What the task asks:
Lines that contain the string "matplotlib" are to be copied; leave out all others.

Data lines:
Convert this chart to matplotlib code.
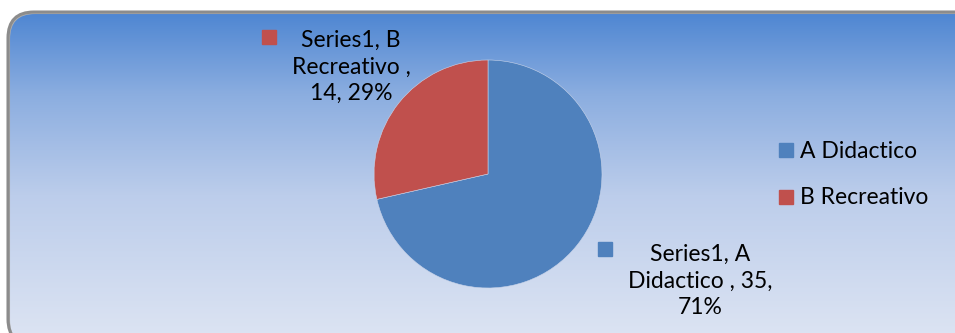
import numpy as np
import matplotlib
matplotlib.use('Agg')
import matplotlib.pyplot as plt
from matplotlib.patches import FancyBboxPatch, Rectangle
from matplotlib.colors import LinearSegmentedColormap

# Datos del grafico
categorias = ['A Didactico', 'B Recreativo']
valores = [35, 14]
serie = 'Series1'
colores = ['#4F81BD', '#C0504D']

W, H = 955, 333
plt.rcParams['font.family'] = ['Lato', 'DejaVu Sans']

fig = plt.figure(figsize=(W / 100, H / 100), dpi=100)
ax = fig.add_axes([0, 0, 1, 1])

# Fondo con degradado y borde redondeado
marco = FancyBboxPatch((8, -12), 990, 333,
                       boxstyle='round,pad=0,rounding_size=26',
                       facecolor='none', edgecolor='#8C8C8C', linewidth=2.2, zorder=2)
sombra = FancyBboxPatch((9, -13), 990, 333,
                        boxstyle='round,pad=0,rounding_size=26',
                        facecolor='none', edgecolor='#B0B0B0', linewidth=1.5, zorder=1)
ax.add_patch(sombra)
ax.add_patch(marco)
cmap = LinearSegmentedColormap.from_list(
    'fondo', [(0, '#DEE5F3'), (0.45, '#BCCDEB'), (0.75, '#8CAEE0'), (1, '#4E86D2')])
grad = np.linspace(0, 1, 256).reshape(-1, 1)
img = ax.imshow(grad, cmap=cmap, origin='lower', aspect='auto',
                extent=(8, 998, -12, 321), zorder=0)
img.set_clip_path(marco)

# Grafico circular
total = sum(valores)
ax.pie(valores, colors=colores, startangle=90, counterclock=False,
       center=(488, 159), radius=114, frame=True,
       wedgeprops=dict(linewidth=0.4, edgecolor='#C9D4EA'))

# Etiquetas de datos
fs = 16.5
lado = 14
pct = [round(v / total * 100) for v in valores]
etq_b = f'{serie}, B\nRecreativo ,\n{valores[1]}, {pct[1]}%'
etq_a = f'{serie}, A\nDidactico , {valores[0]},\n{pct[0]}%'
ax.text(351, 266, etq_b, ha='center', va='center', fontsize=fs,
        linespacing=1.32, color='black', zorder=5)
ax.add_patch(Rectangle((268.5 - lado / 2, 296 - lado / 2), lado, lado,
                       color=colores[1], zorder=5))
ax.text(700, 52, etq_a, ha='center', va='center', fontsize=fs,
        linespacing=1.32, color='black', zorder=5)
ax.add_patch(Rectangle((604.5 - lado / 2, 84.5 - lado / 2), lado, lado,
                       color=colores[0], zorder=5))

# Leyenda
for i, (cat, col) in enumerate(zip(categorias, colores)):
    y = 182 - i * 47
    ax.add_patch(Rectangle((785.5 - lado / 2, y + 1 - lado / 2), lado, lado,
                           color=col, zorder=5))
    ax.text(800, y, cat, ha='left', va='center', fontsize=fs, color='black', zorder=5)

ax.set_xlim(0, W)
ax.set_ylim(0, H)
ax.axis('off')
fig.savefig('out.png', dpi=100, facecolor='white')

Completed task:
Convert this chart to matplotlib code.
import matplotlib
matplotlib.use('Agg')
import matplotlib.pyplot as plt
from matplotlib.patches import FancyBboxPatch, Rectangle
from matplotlib.colors import LinearSegmentedColormap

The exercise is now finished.